··· RECORDS FOR THIS EXERCISE ···

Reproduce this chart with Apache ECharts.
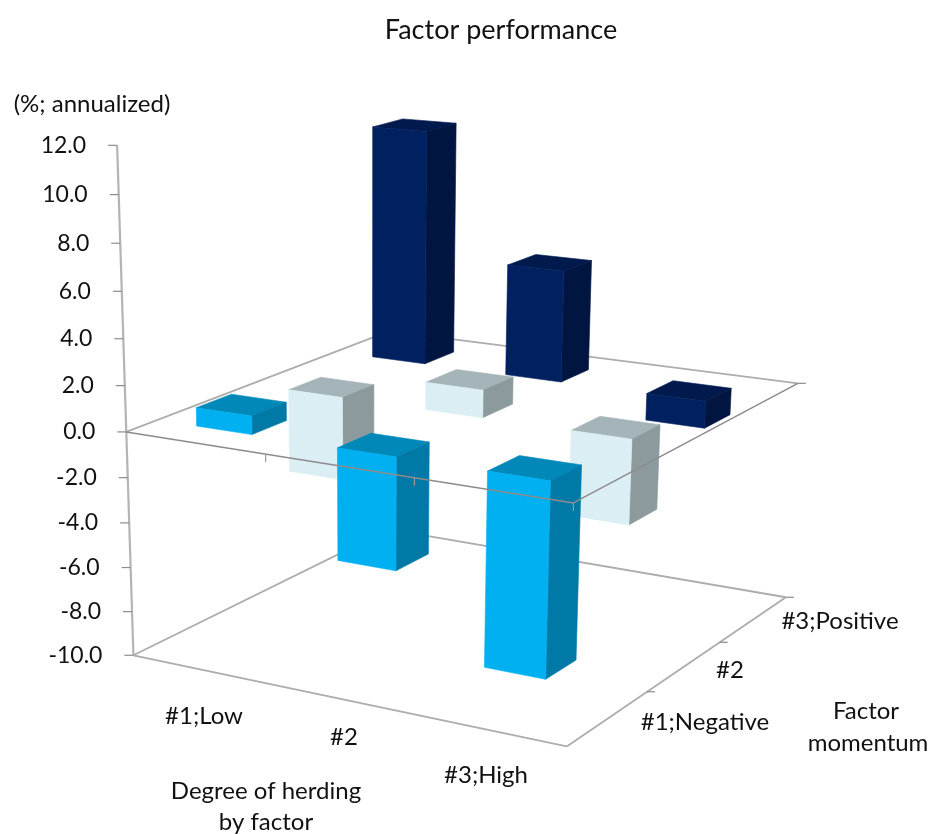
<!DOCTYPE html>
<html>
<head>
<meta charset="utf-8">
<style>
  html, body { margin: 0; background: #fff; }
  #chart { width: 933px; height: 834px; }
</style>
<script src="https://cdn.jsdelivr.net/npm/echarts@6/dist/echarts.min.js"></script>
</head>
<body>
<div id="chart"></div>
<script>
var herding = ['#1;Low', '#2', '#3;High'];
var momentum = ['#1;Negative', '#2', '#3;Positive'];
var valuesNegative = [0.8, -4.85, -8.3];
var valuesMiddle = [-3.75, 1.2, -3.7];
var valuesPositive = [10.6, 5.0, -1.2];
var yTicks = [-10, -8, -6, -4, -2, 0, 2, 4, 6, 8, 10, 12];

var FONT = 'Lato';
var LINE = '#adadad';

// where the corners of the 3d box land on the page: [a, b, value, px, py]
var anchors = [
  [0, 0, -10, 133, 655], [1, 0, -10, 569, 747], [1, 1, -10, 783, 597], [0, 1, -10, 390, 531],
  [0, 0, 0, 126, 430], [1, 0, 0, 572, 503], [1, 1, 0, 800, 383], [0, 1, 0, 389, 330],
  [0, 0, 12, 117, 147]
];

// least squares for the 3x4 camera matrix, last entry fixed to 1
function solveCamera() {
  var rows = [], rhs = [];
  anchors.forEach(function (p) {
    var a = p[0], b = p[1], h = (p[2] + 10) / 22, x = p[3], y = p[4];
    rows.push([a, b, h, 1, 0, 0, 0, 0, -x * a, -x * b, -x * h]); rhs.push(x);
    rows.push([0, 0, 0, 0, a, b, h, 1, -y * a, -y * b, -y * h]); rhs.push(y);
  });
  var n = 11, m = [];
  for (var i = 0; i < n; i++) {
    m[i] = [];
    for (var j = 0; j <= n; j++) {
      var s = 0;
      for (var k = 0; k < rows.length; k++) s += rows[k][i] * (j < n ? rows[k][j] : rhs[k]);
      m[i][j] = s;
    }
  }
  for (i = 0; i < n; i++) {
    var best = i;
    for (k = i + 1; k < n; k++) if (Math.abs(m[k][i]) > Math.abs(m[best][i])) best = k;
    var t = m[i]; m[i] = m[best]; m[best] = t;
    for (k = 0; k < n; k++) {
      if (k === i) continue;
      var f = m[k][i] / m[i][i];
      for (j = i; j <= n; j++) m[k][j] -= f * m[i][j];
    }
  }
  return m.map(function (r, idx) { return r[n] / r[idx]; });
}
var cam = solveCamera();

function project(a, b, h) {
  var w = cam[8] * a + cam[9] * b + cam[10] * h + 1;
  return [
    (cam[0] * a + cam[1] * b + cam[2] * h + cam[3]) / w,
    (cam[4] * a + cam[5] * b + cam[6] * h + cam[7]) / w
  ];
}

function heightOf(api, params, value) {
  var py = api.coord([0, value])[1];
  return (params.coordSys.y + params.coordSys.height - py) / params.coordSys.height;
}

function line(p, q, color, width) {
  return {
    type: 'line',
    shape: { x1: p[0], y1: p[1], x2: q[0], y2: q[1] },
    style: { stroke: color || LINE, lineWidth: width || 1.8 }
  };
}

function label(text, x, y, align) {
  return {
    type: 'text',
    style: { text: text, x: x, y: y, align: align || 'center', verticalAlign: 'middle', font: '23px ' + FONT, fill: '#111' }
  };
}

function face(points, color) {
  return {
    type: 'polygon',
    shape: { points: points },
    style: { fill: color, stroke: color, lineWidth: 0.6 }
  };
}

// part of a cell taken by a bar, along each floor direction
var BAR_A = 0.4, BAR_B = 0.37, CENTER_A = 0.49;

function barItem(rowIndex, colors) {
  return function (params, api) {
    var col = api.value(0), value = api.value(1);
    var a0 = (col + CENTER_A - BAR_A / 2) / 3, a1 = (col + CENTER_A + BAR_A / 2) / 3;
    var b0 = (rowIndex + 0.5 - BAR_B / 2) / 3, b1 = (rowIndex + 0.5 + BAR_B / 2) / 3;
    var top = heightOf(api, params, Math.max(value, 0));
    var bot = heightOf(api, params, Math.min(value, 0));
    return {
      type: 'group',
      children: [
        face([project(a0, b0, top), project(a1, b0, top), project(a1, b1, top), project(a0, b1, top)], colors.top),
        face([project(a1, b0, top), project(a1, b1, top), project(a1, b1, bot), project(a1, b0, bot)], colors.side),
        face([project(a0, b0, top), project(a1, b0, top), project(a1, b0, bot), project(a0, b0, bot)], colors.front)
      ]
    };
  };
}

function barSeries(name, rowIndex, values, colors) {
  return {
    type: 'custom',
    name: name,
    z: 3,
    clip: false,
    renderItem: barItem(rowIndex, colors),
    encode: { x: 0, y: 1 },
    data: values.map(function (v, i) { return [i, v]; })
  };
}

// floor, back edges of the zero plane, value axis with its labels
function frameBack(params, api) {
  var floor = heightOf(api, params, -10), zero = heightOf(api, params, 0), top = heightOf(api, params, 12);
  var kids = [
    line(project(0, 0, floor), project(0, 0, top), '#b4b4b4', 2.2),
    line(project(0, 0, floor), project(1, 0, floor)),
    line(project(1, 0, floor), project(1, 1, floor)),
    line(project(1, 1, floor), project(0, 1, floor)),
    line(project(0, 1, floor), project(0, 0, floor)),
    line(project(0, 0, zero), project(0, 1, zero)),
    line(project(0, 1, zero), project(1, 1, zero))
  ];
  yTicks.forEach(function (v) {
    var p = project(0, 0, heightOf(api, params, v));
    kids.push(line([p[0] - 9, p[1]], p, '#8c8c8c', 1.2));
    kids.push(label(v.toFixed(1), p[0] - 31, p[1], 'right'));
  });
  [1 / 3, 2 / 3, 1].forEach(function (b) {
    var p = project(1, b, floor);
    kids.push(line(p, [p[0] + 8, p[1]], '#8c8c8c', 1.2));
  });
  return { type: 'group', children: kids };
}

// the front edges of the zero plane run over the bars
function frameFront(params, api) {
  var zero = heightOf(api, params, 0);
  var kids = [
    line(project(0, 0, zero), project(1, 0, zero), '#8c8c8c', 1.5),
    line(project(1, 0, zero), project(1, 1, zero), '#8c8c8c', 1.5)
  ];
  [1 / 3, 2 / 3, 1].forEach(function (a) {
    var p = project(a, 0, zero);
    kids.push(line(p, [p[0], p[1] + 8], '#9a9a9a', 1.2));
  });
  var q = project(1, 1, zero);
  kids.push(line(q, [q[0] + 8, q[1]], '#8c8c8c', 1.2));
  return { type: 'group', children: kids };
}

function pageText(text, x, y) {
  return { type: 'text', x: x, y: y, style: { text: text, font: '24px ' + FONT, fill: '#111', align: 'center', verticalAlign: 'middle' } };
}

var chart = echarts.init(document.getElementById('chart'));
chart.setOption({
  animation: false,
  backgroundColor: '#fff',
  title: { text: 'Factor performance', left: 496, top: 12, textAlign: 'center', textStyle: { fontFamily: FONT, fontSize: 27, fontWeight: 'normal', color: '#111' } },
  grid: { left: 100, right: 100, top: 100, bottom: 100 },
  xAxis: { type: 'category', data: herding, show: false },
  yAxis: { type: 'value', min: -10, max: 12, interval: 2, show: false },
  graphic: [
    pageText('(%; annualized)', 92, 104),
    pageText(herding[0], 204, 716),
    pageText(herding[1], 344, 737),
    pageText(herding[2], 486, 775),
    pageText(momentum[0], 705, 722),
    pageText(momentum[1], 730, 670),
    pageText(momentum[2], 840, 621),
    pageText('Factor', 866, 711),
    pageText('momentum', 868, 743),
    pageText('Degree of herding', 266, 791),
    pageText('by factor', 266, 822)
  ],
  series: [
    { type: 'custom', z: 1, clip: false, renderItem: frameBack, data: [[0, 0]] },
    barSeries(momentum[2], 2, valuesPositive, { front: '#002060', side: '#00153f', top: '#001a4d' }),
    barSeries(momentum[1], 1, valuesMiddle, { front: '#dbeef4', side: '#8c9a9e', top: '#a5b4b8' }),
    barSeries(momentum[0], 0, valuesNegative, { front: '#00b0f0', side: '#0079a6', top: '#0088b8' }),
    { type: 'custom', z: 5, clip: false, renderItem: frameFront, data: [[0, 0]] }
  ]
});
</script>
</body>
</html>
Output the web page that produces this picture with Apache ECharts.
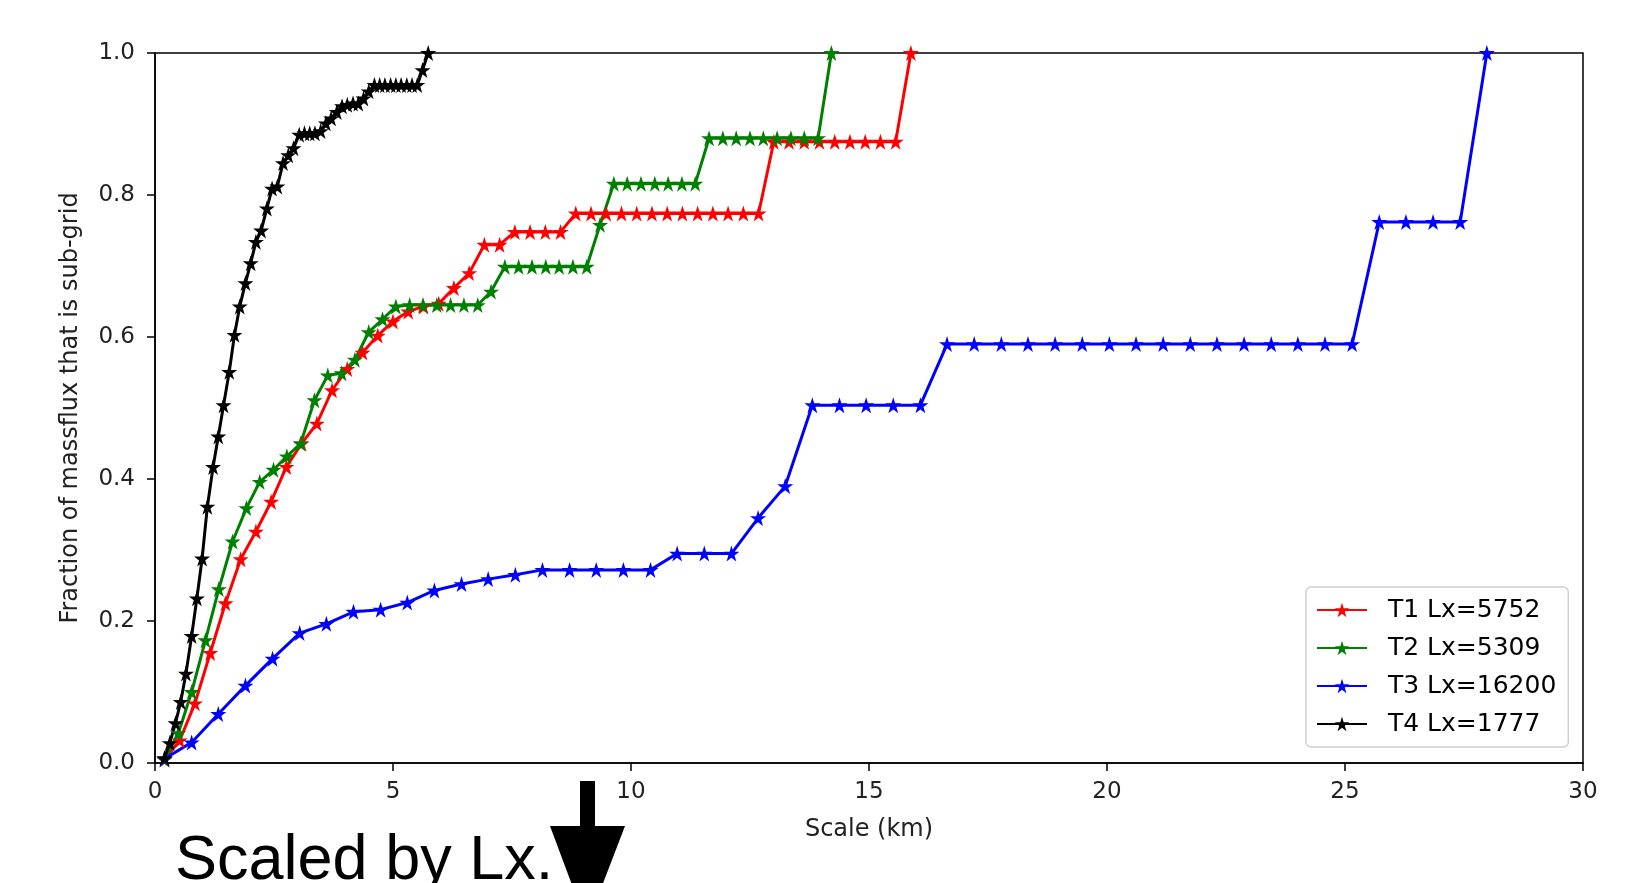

···

## REQUEST
Go through the listing above and pull out each line containing the word "Apache".

## OUTPUT FOR THIS TASK
Reproduce this chart with Apache ECharts.
Output the web page that produces this picture with Apache ECharts.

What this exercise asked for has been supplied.